An eligible whistleblower can also obtain an award if a different federal agency uses the original information reported to the CFTC as the basis for a related enforcement action.  However for an award to result from a related action, the CFTC must also bring an action based on that same information.

In addition to whistleblower awards, the Dodd-Frank Act prohibits employers from retaliating against whistleblowers who report violations of the CEA to the CFTC. In general, employers may not discharge, demote, suspend, threaten, harass, directly or indirectly, or in any other manner discriminate against a whistleblower because of any lawful act done by the whistleblower.

Eligible whistleblowers receive between 10 percent and 30 percent of the monetary sanctions collected.  All whistleblower awards are paid from the CFTC Customer Protection Fund established by Congress and financed entirely through monetary sanctions paid to the CFTC by violators of the CEA. No money is taken or withheld from harmed investors to fund the program.

Accordingly, the award of $50,000 announced today represents 10 percent to 30 percent of the amount the CFTC has collected to date.  The CFTC will pay out additional amounts to the CFTC as additional monetary sanctions are collected.

To date, the CFTC has made four whistleblower awards totaling about $10.6 million.  The largest award was $10 million.

In comparison, the SEC has made awards to 32 whistleblowers for a total of more than $85 million during the same time period.  The largest award under the SEC’s whistleblower reward program was $30 million.

The relative inactivity under the CFTC’s whistleblower reward program can in part be explained by the agency’s narrower enforcement focus.  The CFTC’s jurisdiction is limited to the CEA, which is much narrower in scope both in its design and application than the laws enforced by the SEC.  Still the CFTC got off to a slow start.  It did not make any award under its program until 2014, and a second award did not come until the following year.
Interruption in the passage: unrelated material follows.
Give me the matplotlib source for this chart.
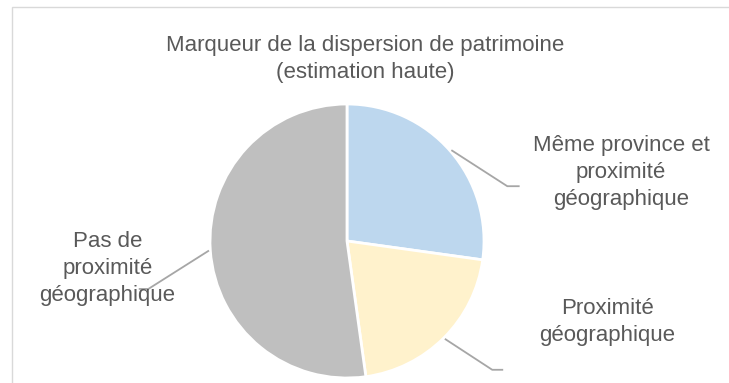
import numpy as np
import matplotlib.pyplot as plt
from matplotlib.patches import Rectangle

plt.rcParams['font.family'] = ['Liberation Sans', 'DejaVu Sans']

labels = ['Même province et\nproximité\ngéographique',
          'Proximité\ngéographique',
          'Pas de\nproximité\ngéographique']
shares = [27.2, 20.6, 52.2]
colors = ['#BDD7EE', '#FFF2CC', '#BFBFBF']

# label centres and leader elbows, in pie radius units
label_pos = [(2.00, 0.50), (1.90, -0.59), (-1.75, -0.20)]
elbows = [(1.17, 0.40), (1.06, -0.94), (-1.45, -0.35)]
ends = [(1.26, 0.40), (1.14, -0.94), (-1.52, -0.35)]

W, H = 729, 383
fig = plt.figure(figsize=(W / 100, H / 100), dpi=100)

# chart frame
fig.patches.append(Rectangle((12 / W, -0.1), 1.2, (H - 7) / H + 0.1,
                             transform=fig.transFigure, fill=False,
                             edgecolor='#D9D9D9', linewidth=1.0))

cx, cy, r = 347, 241, 137
ax = fig.add_axes([(cx - r) / W, (H - cy - r) / H, 2 * r / W, 2 * r / H])
wedges, _ = ax.pie(shares, colors=colors, startangle=90, counterclock=False,
                   radius=1.0, wedgeprops=dict(edgecolor='white', linewidth=2))
ax.set_xlim(-1, 1)
ax.set_ylim(-1, 1)
ax.set_aspect('equal')
ax.axis('off')

for w, lab, lp, el, en in zip(wedges, labels, label_pos, elbows, ends):
    mid = np.deg2rad((w.theta1 + w.theta2) / 2)
    x0, y0 = 1.01 * np.cos(mid), 1.01 * np.sin(mid)
    ax.plot([x0, el[0], en[0]], [y0, el[1], en[1]], color='#A6A6A6',
            linewidth=1.3, clip_on=False, solid_capstyle='butt')
    ax.text(lp[0], lp[1], lab, ha='center', va='center', fontsize=16,
            color='#595959', linespacing=1.38, clip_on=False)

fig.text(365 / W, 1 - 59 / H,
         'Marqueur de la dispersion de patrimoine\n(estimation haute)',
         ha='center', va='center', fontsize=16, color='#595959',
         linespacing=1.38)

fig.savefig('out.png', dpi=100)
However, there are signs that the CFTC is committed to its whistleblower rewards program and wants it to be a success.  In 2016, the CFTC has already made two whistleblower awards, including the $10 million award that constitutes the vast lion’s share of the agency’s awards to date.  Further, the CFTC has redesigned its whistleblower awards Web site to make it more accessible to potential whistleblowers.  It even scooped up the easily recognizable domain whistleblower.gov.